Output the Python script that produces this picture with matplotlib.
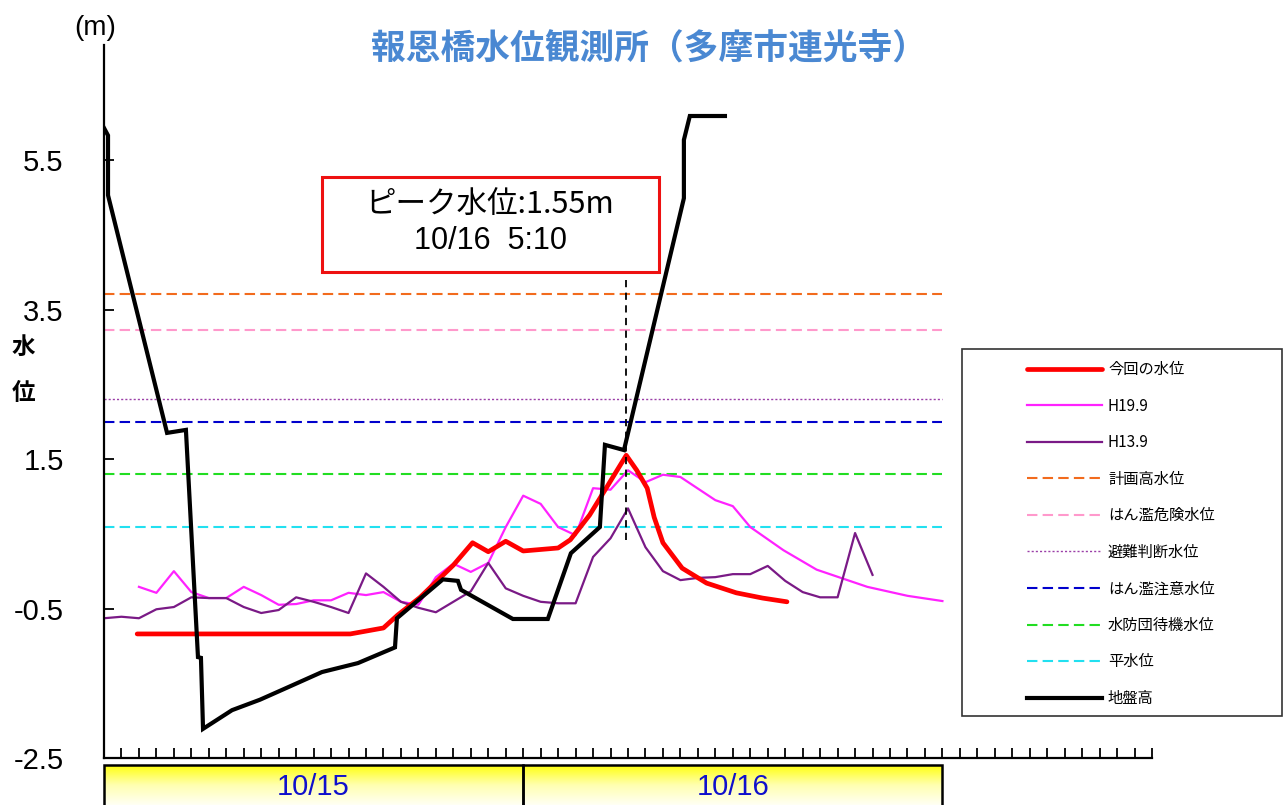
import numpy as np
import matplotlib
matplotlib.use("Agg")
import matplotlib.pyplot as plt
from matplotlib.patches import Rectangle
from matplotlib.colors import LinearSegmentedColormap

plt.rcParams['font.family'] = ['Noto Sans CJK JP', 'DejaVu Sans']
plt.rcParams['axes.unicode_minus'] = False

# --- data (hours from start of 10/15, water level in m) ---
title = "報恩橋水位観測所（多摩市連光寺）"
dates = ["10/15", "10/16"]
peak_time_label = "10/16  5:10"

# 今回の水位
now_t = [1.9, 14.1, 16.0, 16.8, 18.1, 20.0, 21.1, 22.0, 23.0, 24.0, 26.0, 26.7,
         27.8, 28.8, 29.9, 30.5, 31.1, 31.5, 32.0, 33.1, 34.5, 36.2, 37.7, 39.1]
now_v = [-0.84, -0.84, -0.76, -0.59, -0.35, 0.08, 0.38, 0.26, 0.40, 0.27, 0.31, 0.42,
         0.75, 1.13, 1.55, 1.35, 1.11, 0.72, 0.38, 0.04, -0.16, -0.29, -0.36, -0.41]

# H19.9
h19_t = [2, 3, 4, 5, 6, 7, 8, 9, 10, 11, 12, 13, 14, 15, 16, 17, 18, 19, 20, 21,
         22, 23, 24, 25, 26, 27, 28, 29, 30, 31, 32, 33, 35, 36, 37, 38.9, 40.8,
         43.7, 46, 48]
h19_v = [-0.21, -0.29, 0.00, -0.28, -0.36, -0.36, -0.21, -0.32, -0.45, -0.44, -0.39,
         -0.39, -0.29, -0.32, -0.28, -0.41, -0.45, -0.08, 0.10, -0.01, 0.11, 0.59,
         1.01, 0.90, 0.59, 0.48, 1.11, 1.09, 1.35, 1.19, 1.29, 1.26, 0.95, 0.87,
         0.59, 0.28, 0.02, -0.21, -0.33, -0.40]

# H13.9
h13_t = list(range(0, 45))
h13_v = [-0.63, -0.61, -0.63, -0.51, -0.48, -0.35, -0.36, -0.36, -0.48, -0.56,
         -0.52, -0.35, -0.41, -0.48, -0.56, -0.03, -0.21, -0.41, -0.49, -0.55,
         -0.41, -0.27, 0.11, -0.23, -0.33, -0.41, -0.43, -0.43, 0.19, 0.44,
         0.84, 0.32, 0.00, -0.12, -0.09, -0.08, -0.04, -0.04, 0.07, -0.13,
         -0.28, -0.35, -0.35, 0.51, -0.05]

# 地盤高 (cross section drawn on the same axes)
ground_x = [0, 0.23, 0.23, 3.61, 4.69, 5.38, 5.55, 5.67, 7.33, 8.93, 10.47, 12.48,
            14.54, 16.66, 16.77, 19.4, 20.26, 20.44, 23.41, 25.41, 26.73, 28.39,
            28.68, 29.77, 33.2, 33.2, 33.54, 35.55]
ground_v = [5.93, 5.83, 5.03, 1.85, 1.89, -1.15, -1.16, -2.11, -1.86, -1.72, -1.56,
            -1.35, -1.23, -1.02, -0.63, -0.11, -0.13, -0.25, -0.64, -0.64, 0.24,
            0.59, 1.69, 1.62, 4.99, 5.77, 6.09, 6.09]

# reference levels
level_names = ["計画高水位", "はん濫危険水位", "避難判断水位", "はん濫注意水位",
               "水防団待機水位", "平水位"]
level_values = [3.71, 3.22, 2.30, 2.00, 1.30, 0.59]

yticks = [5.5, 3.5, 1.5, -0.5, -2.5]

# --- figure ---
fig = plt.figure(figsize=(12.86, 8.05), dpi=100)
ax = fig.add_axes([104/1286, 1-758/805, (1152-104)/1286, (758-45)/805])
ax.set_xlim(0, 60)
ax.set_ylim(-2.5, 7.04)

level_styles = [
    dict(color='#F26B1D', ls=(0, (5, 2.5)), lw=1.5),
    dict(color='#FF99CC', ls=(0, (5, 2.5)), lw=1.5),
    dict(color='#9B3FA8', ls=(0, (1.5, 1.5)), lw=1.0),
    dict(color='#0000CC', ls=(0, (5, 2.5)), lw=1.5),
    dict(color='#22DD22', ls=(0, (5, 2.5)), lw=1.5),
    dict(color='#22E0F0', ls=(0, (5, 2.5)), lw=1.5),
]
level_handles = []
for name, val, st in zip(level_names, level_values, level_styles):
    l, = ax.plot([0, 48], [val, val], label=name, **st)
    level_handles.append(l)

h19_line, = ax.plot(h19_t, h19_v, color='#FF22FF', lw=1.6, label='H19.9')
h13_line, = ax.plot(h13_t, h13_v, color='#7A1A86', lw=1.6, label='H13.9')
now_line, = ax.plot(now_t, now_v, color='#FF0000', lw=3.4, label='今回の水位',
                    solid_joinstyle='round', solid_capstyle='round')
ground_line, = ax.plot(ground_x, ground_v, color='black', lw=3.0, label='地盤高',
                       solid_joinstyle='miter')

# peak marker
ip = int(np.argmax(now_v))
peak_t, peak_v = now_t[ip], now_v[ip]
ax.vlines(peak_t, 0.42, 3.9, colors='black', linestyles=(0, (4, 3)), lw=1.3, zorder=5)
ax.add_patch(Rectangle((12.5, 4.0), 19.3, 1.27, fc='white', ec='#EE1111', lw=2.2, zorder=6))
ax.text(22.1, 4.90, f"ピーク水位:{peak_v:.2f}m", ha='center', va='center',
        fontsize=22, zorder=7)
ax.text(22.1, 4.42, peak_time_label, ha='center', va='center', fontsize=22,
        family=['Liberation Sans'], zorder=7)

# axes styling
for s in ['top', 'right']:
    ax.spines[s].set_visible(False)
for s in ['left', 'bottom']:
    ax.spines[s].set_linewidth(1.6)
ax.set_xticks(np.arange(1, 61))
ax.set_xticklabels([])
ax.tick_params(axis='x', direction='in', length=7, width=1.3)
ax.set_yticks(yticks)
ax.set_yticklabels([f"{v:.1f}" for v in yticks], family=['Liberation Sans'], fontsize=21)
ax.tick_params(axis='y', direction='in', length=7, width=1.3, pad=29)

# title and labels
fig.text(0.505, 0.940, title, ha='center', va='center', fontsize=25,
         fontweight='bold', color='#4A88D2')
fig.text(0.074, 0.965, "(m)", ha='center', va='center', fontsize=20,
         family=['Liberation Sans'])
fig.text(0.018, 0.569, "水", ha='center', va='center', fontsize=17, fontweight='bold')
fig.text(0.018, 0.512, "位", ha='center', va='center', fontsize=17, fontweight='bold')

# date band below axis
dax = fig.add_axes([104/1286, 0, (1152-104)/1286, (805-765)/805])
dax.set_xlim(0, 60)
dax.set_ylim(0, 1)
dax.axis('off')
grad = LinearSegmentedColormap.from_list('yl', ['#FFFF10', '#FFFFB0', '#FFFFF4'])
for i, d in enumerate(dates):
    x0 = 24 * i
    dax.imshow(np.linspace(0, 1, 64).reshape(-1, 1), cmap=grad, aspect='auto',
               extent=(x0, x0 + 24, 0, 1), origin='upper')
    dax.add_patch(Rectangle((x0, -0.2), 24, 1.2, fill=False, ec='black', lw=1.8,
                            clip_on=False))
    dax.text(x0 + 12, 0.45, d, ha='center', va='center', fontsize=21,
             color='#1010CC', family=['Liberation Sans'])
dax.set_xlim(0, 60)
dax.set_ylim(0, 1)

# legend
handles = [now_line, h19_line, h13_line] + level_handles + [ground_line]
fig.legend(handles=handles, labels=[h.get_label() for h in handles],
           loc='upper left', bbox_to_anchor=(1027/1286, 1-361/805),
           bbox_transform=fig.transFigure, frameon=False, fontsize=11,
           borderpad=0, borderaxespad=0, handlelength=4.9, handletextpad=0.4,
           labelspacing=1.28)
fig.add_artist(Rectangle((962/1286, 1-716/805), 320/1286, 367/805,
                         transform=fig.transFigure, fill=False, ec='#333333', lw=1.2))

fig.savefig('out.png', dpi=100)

PROBLEM REQUIREMENTS:
Could the lines from the top of the material through the line with "from matplotlib.colors import" be repeated exactly, pictures left out?

WRITTEN ANSWER:
Output the Python script that produces this picture with matplotlib.
import numpy as np
import matplotlib
matplotlib.use("Agg")
import matplotlib.pyplot as plt
from matplotlib.patches import Rectangle
from matplotlib.colors import LinearSegmentedColormap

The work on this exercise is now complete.